Varese-Bari: il commento prepartita di Andrea Confalonieri

De Luca e Mangia non sono ex, perché rimangono anche se vanno via

La storia non si cancella e in fondo non è né buona, né cattiva. Semplicemente è là (oggi è qui), scritta sui libri e – per chi lo possiede – nel cuore. C’è ex del Varese ed ex del Varese. Ma c’è anche chi non può essere considerato ex. «Un giorno tornerò a modo mio e compirò il mio destino, portando il Varese in serie A», disse Sogliano tra le lacrime dopo la semifinale persa con il Padova, pronunciando un giuramento di varesino dall’onore “siciliano”: piuttosto di non mantenere una promessa o una parola data, Sean sparirebbe. Lui è un “non ex”, nel senso che continua ad aleggiare nell’aria di Masnago, dipinto nelle facce e nello spirito della gente, nascosto nell’istinto vincente dell’ambiente e di certi giocatori.

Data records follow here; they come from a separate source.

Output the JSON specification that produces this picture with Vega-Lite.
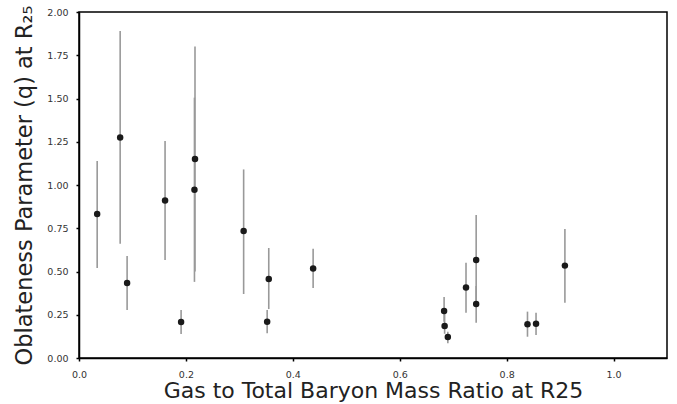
{
  "$schema": "https://vega.github.io/schema/vega-lite/v6.json",
  "autosize": "none",
  "width": 588,
  "height": 346,
  "padding": {"left": 79, "top": 12, "right": 10, "bottom": 46},
  "background": "white",
  "config": {
    "view": {"stroke": "black", "strokeWidth": 1.5},
    "axis": {
      "grid": false,
      "labelFlush": false,
      "labelFont": "DejaVu Sans",
      "labelFontSize": 9.5,
      "labelColor": "#333333",
      "titleFont": "DejaVu Sans",
      "titleFontSize": 22,
      "titleFontWeight": "normal",
      "titleColor": "#222222",
      "domainColor": "black",
      "domainWidth": 1.5,
      "tickColor": "black",
      "tickSize": 3,
      "tickWidth": 1.5
    }
  },
  "data": {
    "values": [
      {"x": 0.034, "q": 0.832, "lo": 0.52, "hi": 1.139},
      {"x": 0.077, "q": 1.275, "lo": 0.66, "hi": 1.89},
      {"x": 0.090, "q": 0.434, "lo": 0.277, "hi": 0.59},
      {"x": 0.161, "q": 0.91, "lo": 0.566, "hi": 1.254},
      {"x": 0.191, "q": 0.208, "lo": 0.139, "hi": 0.277},
      {"x": 0.217, "q": 1.15, "lo": 0.50, "hi": 1.80},
      {"x": 0.216, "q": 0.973, "lo": 0.44, "hi": 1.505},
      {"x": 0.308, "q": 0.734, "lo": 0.37, "hi": 1.09},
      {"x": 0.355, "q": 0.457, "lo": 0.283, "hi": 0.636},
      {"x": 0.352, "q": 0.21, "lo": 0.143, "hi": 0.277},
      {"x": 0.438, "q": 0.518, "lo": 0.404, "hi": 0.632},
      {"x": 0.683, "q": 0.272, "lo": 0.21, "hi": 0.353},
      {"x": 0.684, "q": 0.185, "lo": 0.14, "hi": 0.26},
      {"x": 0.690, "q": 0.121, "lo": 0.085, "hi": 0.152},
      {"x": 0.724, "q": 0.407, "lo": 0.262, "hi": 0.551},
      {"x": 0.743, "q": 0.566, "lo": 0.31, "hi": 0.827},
      {"x": 0.743, "q": 0.312, "lo": 0.204, "hi": 0.416},
      {"x": 0.839, "q": 0.195, "lo": 0.123, "hi": 0.268},
      {"x": 0.855, "q": 0.198, "lo": 0.133, "hi": 0.262},
      {"x": 0.909, "q": 0.534, "lo": 0.32, "hi": 0.746}
    ]
  },
  "encoding": {
    "x": {
      "field": "x",
      "type": "quantitative",
      "scale": {"domain": [0, 1.1], "nice": false, "zero": false},
      "axis": {
        "title": "Gas to Total Baryon Mass Ratio at R25",
        "values": [0, 0.2, 0.4, 0.6, 0.8, 1.0],
        "format": ".1f",
        "labelPadding": 8,
        "titlePadding": 2
      }
    }
  },
  "layer": [
    {
      "mark": {"type": "rule", "color": "#999999", "strokeWidth": 1.6},
      "encoding": {
        "y": {"field": "lo", "type": "quantitative"},
        "y2": {"field": "hi"}
      }
    },
    {
      "mark": {"type": "point", "filled": true, "color": "#1a1a1a", "size": 42, "opacity": 1},
      "encoding": {
        "y": {
          "field": "q",
          "type": "quantitative",
          "scale": {"domain": [0, 2], "nice": false},
          "axis": {
            "title": "Oblateness Parameter (q) at R₂₅",
            "titleFontSize": 22.5,
            "values": [0, 0.25, 0.5, 0.75, 1.0, 1.25, 1.5, 1.75, 2.0],
            "format": ".2f",
            "labelPadding": 8,
            "titlePadding": 10
          }
        }
      }
    }
  ]
}
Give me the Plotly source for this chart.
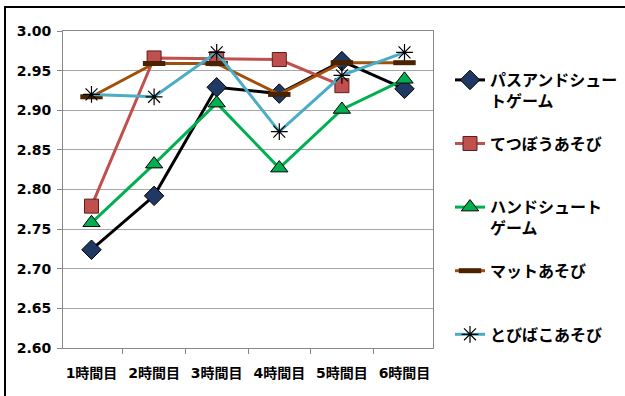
import plotly.graph_objects as go

categories = ["1時間目", "2時間目", "3時間目", "4時間目", "5時間目", "6時間目"]
y_ticks = [2.60, 2.65, 2.70, 2.75, 2.80, 2.85, 2.90, 2.95, 3.00]

names = ["パスアンドシュー<br>トゲーム", "てつぼうあそび<br> ", "ハンドシュート<br>ゲーム", "マットあそび<br> ", "とびばこあそび<br> "]
pass_shoot = [2.724, 2.792, 2.929, 2.921, 2.962, 2.927]
tetsubou = [2.779, 2.966, 2.965, 2.964, 2.931, None]
hand_shoot = [2.758, 2.832, 2.909, 2.827, 2.901, 2.939]
mat = [2.917, 2.959, 2.959, 2.920, 2.960, 2.960]
tobibako = [2.920, 2.917, 2.973, 2.873, 2.944, 2.973]

FONT = "DejaVu Sans, Noto Sans CJK JP, sans-serif"

fig = go.Figure()
fig.add_trace(go.Scatter(x=categories, y=pass_shoot, name=names[0], mode="lines+markers",
                         line=dict(color="#000000", width=3),
                         marker=dict(symbol="diamond", size=15, color="#1f3864", line=dict(color="#000000", width=1))))
fig.add_trace(go.Scatter(x=categories, y=tetsubou, name=names[1], mode="lines+markers",
                         line=dict(color="#c0504d", width=3),
                         marker=dict(symbol="square", size=14, color="#c0504d", line=dict(color="#5a1f1d", width=1))))
fig.add_trace(go.Scatter(x=categories, y=hand_shoot, name=names[2], mode="lines+markers",
                         line=dict(color="#00b050", width=3),
                         marker=dict(symbol="triangle-up", size=15, color="#00b050", line=dict(color="#000000", width=1))))
fig.add_trace(go.Scatter(x=categories, y=mat, name=names[3], mode="lines+markers",
                         line=dict(color="#a0500a", width=3),
                         marker=dict(symbol="line-ew-open", size=16, color="#4a2200", line=dict(color="#5a2a00", width=5))))
fig.add_trace(go.Scatter(x=categories, y=tobibako, name=names[4], mode="lines+markers",
                         line=dict(color="#4bacc6", width=3),
                         marker=dict(symbol="asterisk-open", size=14, color="#000000", line=dict(color="#000000", width=1.2))))

for i in range(5):
    fig.data[i].legendgroup = f"g{i}"

# outer chart border
fig.add_shape(type="rect", xref="paper", yref="paper",
              x0=(5 - 63) / 370, x1=(700 - 63) / 370,
              y0=1 - (450 - 31) / 317, y1=1 - (7 - 31) / 317,
              line=dict(color="#000000", width=2), fillcolor="rgba(0,0,0,0)", layer="below")

fig.update_layout(
    width=625, height=396,
    margin=dict(l=63, r=192, t=31, b=48, autoexpand=False),
    paper_bgcolor="white", plot_bgcolor="white",
    font=dict(family=FONT, size=14, color="#000000"),
    showlegend=True,
    legend=dict(x=(450 - 63) / 370, y=1 - (63 - 31) / 317, xanchor="left", yanchor="top",
                valign="top", tracegroupgap=19, traceorder="grouped", maxheight=1,
                font=dict(family=FONT, size=16, color="#000000", weight="bold"),
                bgcolor="rgba(0,0,0,0)"),
    xaxis=dict(type="category", showgrid=False, showline=True, linecolor="#888888", linewidth=1,
               mirror=True, ticks="outside", tickson="boundaries", ticklen=5, tickcolor="#888888",
               ticklabelstandoff=12, tickangle=0, automargin=False,
               tickfont=dict(family=FONT, size=14, weight="bold"), fixedrange=True),
    yaxis=dict(range=[2.60, 3.00], tickvals=y_ticks, ticktext=[f"{v:.2f}" for v in y_ticks],
               showgrid=True, gridcolor="#a6a6a6", gridwidth=1, showline=True, linecolor="#888888",
               mirror=True, ticks="outside", ticklen=5, tickcolor="#888888", zeroline=False,
               ticklabelstandoff=3, automargin=False,
               tickfont=dict(family=FONT, size=14, weight="bold"), fixedrange=True),
)

fig.write_html("out.html")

Anche Devis Mangia non è un ex perché, come Sogliano, non passa ma rimane. Perché ha una qualità più unica che rara: è vero anche quando dà fastidio. Era vero quando, uscendo dal campo a Vado in serie D, faceva gestacci a cinquecento liguri inferociti. Era vero quando sulla panchina dell’Ivrea voleva battere il nemico Sannino giocando la partita come una finale, e oggi vorrà fare altrettanto con Bettinelli. Vero significa dare tutto se stesso, anche in maniera sbagliata.

Vero significa non trasformare mai i nemici in amici, o viceversa. Vero significa prendere un’astronave anche dalla luna per arrivare al funerale di Peo Maroso. Vero significa non tacere, né soprassedere, quando gli altri tacciono o soprassiedono. Essere veri, per Devis, è rispondere anche tra 32 anni quello che oggi risponde Fascetti a chi gli chiede, dopo 32 anni, quale fu la sua squadra più bella: il Varese dell’82 come la Primavera di Mangia. Sogni, non squadre. Sogni incapaci di invecchiare, ideali quasi irraggiungibili e irripetibili. Perché ci hanno fatto tornare bambini.

Anche De Luca è il Varese quasi per gli stessi motivi. Perché non ha mai rinunciato a un torneo della Rasa insieme agli amici, nemmeno da giocatore che scappava dall’Atalanta pur di esserci. Perché ha sempre seguito le partite allo stadio e al palazzetto in curva Nord. Perché di lui s’era già capito tutto al primo gol in serie B, in Triestina-Varese 1-1: Sannino lo butta nella mischia, gli avversari lo guardano e non gli danno un soldo bucato, così tappo e con quelle gambette. È in quel preciso istante che ti frega perché non ha paura di immaginare cose grandi, che tu non immagineresti mai, e poi di farle sul serio.